:: Given data
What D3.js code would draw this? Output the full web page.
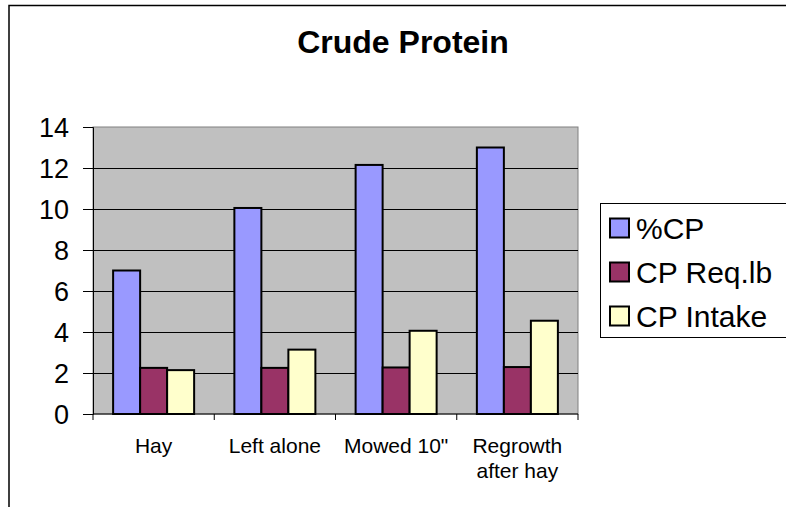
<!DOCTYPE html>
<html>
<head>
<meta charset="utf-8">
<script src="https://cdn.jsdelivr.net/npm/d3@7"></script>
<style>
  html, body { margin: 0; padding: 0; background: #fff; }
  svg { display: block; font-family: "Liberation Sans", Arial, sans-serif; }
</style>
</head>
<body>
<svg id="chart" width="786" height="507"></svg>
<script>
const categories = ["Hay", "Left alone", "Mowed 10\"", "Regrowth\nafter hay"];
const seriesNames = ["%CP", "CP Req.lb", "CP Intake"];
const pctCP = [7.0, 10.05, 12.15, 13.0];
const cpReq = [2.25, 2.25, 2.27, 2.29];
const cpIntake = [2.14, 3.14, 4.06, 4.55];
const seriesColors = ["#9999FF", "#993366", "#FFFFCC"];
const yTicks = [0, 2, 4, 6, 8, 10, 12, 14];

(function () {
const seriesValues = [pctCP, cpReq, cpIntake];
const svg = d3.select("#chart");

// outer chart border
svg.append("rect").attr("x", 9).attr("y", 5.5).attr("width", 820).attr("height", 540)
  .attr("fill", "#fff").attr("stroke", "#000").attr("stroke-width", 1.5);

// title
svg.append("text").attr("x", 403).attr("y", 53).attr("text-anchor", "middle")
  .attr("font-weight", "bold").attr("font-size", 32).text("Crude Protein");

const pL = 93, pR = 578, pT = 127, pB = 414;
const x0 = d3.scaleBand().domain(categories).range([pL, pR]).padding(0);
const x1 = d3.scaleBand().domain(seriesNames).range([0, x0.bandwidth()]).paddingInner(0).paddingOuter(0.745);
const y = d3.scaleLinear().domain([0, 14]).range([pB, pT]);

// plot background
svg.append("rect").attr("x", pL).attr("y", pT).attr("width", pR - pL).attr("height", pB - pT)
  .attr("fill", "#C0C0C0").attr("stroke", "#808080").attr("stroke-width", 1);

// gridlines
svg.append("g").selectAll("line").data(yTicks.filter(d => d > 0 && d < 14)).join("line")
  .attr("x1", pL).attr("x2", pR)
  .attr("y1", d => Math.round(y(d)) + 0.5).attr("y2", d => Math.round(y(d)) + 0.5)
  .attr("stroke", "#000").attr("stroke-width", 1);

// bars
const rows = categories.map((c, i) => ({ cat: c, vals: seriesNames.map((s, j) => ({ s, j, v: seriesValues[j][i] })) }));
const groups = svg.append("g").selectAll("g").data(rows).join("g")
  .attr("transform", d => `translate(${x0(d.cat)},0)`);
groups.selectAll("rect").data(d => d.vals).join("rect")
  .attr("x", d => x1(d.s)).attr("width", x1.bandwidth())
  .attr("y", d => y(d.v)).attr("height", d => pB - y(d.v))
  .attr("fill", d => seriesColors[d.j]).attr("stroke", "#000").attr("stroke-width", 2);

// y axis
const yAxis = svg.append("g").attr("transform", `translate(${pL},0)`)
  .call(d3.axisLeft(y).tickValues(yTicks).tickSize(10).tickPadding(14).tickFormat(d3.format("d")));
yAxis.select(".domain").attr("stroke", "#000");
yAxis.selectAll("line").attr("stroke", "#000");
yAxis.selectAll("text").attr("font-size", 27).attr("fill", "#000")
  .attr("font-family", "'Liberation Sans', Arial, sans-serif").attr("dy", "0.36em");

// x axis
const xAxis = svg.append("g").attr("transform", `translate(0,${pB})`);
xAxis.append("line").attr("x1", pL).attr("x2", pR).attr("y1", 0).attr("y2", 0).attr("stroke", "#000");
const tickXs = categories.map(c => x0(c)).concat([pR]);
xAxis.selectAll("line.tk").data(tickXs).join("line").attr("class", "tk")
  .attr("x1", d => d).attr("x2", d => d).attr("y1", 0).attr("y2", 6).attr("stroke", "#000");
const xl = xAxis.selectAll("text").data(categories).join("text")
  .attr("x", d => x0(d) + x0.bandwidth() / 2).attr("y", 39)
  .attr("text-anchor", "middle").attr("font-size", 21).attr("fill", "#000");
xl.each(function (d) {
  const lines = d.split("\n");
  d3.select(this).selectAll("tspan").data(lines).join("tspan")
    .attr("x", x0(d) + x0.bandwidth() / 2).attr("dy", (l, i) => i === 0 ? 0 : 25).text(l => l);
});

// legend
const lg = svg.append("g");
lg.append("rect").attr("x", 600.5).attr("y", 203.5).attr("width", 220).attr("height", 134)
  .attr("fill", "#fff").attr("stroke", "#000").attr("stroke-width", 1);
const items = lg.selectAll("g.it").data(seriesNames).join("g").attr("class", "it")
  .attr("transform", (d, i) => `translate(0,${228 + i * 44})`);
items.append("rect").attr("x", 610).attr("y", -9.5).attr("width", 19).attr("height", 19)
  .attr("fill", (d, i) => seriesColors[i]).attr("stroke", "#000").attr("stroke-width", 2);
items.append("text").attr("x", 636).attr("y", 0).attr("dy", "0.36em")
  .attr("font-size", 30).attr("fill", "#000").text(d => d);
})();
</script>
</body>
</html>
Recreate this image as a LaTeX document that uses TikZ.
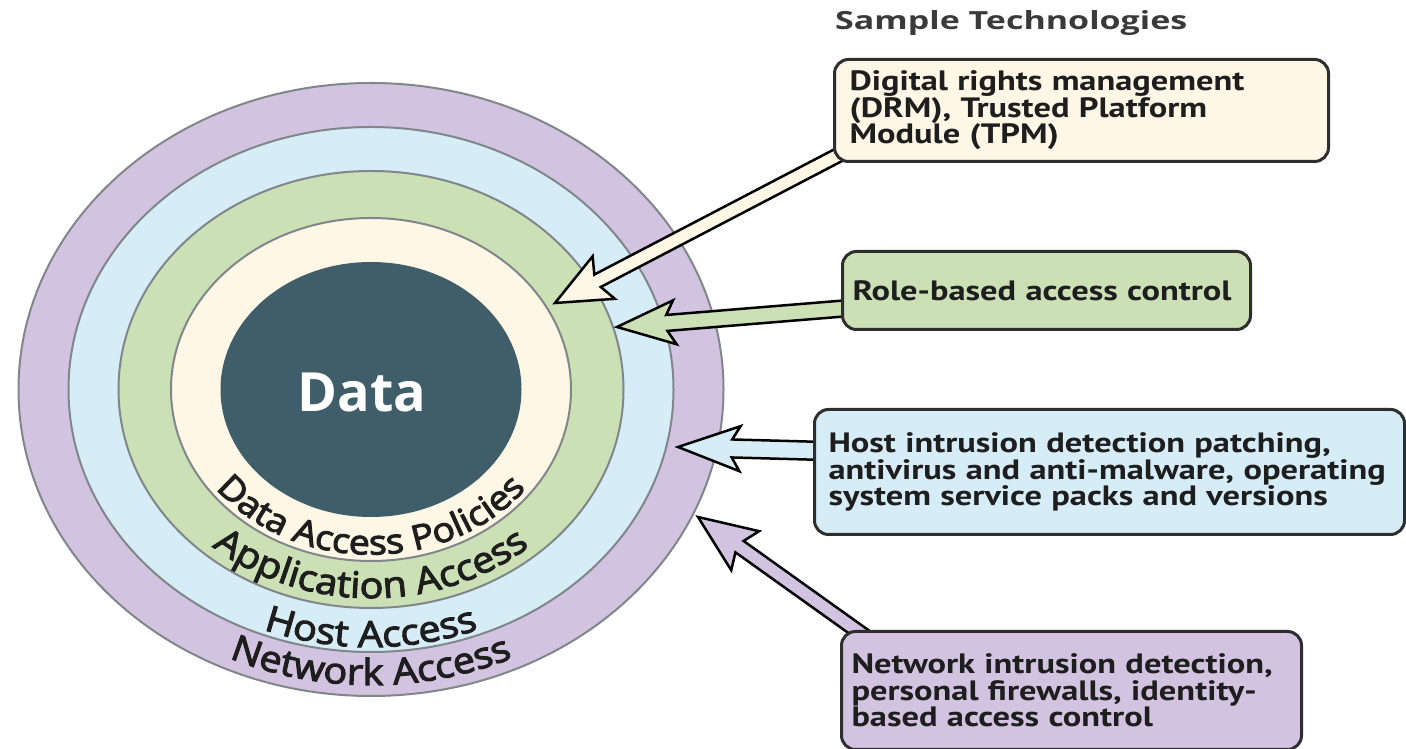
::::
§ Set problem: Except for the pictures, give all the material above again verbatim.

§ In response:
What D3.js code would draw this? Output the full web page.
<!DOCTYPE html>
<html>
<head>
<meta charset="utf-8">
<script src="https://cdn.jsdelivr.net/npm/d3@7"></script>
<style>
  html, body { margin: 0; padding: 0; background: #fff; }
  svg { display: block; font-family: "Liberation Sans", Arial, sans-serif; }
</style>
</head>
<body>
<svg id="chart" width="786" height="507"></svg>
<script>
const categories = ["Hay", "Left alone", "Mowed 10\"", "Regrowth\nafter hay"];
const seriesNames = ["%CP", "CP Req.lb", "CP Intake"];
const pctCP = [7.0, 10.05, 12.15, 13.0];
const cpReq = [2.25, 2.25, 2.27, 2.29];
const cpIntake = [2.14, 3.14, 4.06, 4.55];
const seriesColors = ["#9999FF", "#993366", "#FFFFCC"];
const yTicks = [0, 2, 4, 6, 8, 10, 12, 14];

(function () {
const seriesValues = [pctCP, cpReq, cpIntake];
const svg = d3.select("#chart");

// outer chart border
svg.append("rect").attr("x", 9).attr("y", 5.5).attr("width", 820).attr("height", 540)
  .attr("fill", "#fff").attr("stroke", "#000").attr("stroke-width", 1.5);

// title
svg.append("text").attr("x", 403).attr("y", 53).attr("text-anchor", "middle")
  .attr("font-weight", "bold").attr("font-size", 32).text("Crude Protein");

const pL = 93, pR = 578, pT = 127, pB = 414;
const x0 = d3.scaleBand().domain(categories).range([pL, pR]).padding(0);
const x1 = d3.scaleBand().domain(seriesNames).range([0, x0.bandwidth()]).paddingInner(0).paddingOuter(0.745);
const y = d3.scaleLinear().domain([0, 14]).range([pB, pT]);

// plot background
svg.append("rect").attr("x", pL).attr("y", pT).attr("width", pR - pL).attr("height", pB - pT)
  .attr("fill", "#C0C0C0").attr("stroke", "#808080").attr("stroke-width", 1);

// gridlines
svg.append("g").selectAll("line").data(yTicks.filter(d => d > 0 && d < 14)).join("line")
  .attr("x1", pL).attr("x2", pR)
  .attr("y1", d => Math.round(y(d)) + 0.5).attr("y2", d => Math.round(y(d)) + 0.5)
  .attr("stroke", "#000").attr("stroke-width", 1);

// bars
const rows = categories.map((c, i) => ({ cat: c, vals: seriesNames.map((s, j) => ({ s, j, v: seriesValues[j][i] })) }));
const groups = svg.append("g").selectAll("g").data(rows).join("g")
  .attr("transform", d => `translate(${x0(d.cat)},0)`);
groups.selectAll("rect").data(d => d.vals).join("rect")
  .attr("x", d => x1(d.s)).attr("width", x1.bandwidth())
  .attr("y", d => y(d.v)).attr("height", d => pB - y(d.v))
  .attr("fill", d => seriesColors[d.j]).attr("stroke", "#000").attr("stroke-width", 2);

// y axis
const yAxis = svg.append("g").attr("transform", `translate(${pL},0)`)
  .call(d3.axisLeft(y).tickValues(yTicks).tickSize(10).tickPadding(14).tickFormat(d3.format("d")));
yAxis.select(".domain").attr("stroke", "#000");
yAxis.selectAll("line").attr("stroke", "#000");
yAxis.selectAll("text").attr("font-size", 27).attr("fill", "#000")
  .attr("font-family", "'Liberation Sans', Arial, sans-serif").attr("dy", "0.36em");

// x axis
const xAxis = svg.append("g").attr("transform", `translate(0,${pB})`);
xAxis.append("line").attr("x1", pL).attr("x2", pR).attr("y1", 0).attr("y2", 0).attr("stroke", "#000");
const tickXs = categories.map(c => x0(c)).concat([pR]);
xAxis.selectAll("line.tk").data(tickXs).join("line").attr("class", "tk")
  .attr("x1", d => d).attr("x2", d => d).attr("y1", 0).attr("y2", 6).attr("stroke", "#000");
const xl = xAxis.selectAll("text").data(categories).join("text")
  .attr("x", d => x0(d) + x0.bandwidth() / 2).attr("y", 39)
  .attr("text-anchor", "middle").attr("font-size", 21).attr("fill", "#000");
xl.each(function (d) {
  const lines = d.split("\n");
  d3.select(this).selectAll("tspan").data(lines).join("tspan")
    .attr("x", x0(d) + x0.bandwidth() / 2).attr("dy", (l, i) => i === 0 ? 0 : 25).text(l => l);
});

// legend
const lg = svg.append("g");
lg.append("rect").attr("x", 600.5).attr("y", 203.5).attr("width", 220).attr("height", 134)
  .attr("fill", "#fff").attr("stroke", "#000").attr("stroke-width", 1);
const items = lg.selectAll("g.it").data(seriesNames).join("g").attr("class", "it")
  .attr("transform", (d, i) => `translate(0,${228 + i * 44})`);
items.append("rect").attr("x", 610).attr("y", -9.5).attr("width", 19).attr("height", 19)
  .attr("fill", (d, i) => seriesColors[i]).attr("stroke", "#000").attr("stroke-width", 2);
items.append("text").attr("x", 636).attr("y", 0).attr("dy", "0.36em")
  .attr("font-size", 30).attr("fill", "#000").text(d => d);
})();
</script>
</body>
</html>
Recreate this image as a LaTeX document that uses TikZ.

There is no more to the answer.